> _Supplied material_:
┄┄┄┄┄┄

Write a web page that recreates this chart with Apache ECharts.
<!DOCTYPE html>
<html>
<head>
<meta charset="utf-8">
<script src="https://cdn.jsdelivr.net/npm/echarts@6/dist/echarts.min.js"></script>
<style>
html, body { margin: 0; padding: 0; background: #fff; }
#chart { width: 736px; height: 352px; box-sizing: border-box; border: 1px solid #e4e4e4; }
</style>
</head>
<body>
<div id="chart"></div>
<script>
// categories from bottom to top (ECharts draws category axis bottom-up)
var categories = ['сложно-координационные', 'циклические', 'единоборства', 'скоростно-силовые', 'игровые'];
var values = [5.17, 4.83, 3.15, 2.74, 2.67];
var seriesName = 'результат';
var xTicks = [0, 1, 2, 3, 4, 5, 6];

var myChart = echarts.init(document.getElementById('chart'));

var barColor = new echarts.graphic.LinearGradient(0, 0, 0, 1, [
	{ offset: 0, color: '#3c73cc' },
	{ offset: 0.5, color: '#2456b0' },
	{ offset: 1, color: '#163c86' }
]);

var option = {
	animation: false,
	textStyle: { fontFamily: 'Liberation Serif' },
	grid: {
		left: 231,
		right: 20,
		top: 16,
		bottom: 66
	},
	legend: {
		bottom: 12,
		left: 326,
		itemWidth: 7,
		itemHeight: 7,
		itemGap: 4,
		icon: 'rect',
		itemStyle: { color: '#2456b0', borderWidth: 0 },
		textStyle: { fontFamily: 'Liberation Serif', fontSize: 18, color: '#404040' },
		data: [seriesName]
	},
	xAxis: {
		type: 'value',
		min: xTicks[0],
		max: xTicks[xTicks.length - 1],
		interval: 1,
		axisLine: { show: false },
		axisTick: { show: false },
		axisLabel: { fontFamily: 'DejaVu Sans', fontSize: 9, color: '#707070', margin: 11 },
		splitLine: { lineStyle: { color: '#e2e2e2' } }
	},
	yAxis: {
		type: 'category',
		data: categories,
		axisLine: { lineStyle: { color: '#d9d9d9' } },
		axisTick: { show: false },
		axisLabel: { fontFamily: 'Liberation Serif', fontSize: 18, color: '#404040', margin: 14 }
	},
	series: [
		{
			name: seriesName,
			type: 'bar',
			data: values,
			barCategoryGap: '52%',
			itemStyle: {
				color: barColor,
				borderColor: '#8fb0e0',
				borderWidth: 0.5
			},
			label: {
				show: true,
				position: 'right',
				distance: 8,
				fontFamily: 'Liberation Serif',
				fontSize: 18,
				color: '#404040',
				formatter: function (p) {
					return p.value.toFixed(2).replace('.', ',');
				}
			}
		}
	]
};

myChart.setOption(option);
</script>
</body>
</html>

┄┄┄┄┄┄

> _Task details_: Can you reproduce all the material exactly?

> _Task response_:
Write a web page that recreates this chart with Apache ECharts.
<!DOCTYPE html>
<html>
<head>
<meta charset="utf-8">
<script src="https://cdn.jsdelivr.net/npm/echarts@6/dist/echarts.min.js"></script>
<style>
html, body { margin: 0; padding: 0; background: #fff; }
#chart { width: 736px; height: 352px; box-sizing: border-box; border: 1px solid #e4e4e4; }
</style>
</head>
<body>
<div id="chart"></div>
<script>
// categories from bottom to top (ECharts draws category axis bottom-up)
var categories = ['сложно-координационные', 'циклические', 'единоборства', 'скоростно-силовые', 'игровые'];
var values = [5.17, 4.83, 3.15, 2.74, 2.67];
var seriesName = 'результат';
var xTicks = [0, 1, 2, 3, 4, 5, 6];

var myChart = echarts.init(document.getElementById('chart'));

var barColor = new echarts.graphic.LinearGradient(0, 0, 0, 1, [
	{ offset: 0, color: '#3c73cc' },
	{ offset: 0.5, color: '#2456b0' },
	{ offset: 1, color: '#163c86' }
]);

var option = {
	animation: false,
	textStyle: { fontFamily: 'Liberation Serif' },
	grid: {
		left: 231,
		right: 20,
		top: 16,
		bottom: 66
	},
	legend: {
		bottom: 12,
		left: 326,
		itemWidth: 7,
		itemHeight: 7,
		itemGap: 4,
		icon: 'rect',
		itemStyle: { color: '#2456b0', borderWidth: 0 },
		textStyle: { fontFamily: 'Liberation Serif', fontSize: 18, color: '#404040' },
		data: [seriesName]
	},
	xAxis: {
		type: 'value',
		min: xTicks[0],
		max: xTicks[xTicks.length - 1],
		interval: 1,
		axisLine: { show: false },
		axisTick: { show: false },
		axisLabel: { fontFamily: 'DejaVu Sans', fontSize: 9, color: '#707070', margin: 11 },
		splitLine: { lineStyle: { color: '#e2e2e2' } }
	},
	yAxis: {
		type: 'category',
		data: categories,
		axisLine: { lineStyle: { color: '#d9d9d9' } },
		axisTick: { show: false },
		axisLabel: { fontFamily: 'Liberation Serif', fontSize: 18, color: '#404040', margin: 14 }
	},
	series: [
		{
			name: seriesName,
			type: 'bar',
			data: values,
			barCategoryGap: '52%',
			itemStyle: {
				color: barColor,
				borderColor: '#8fb0e0',
				borderWidth: 0.5
			},
			label: {
				show: true,
				position: 'right',
				distance: 8,
				fontFamily: 'Liberation Serif',
				fontSize: 18,
				color: '#404040',
				formatter: function (p) {
					return p.value.toFixed(2).replace('.', ',');
				}
			}
		}
	]
};

myChart.setOption(option);
</script>
</body>
</html>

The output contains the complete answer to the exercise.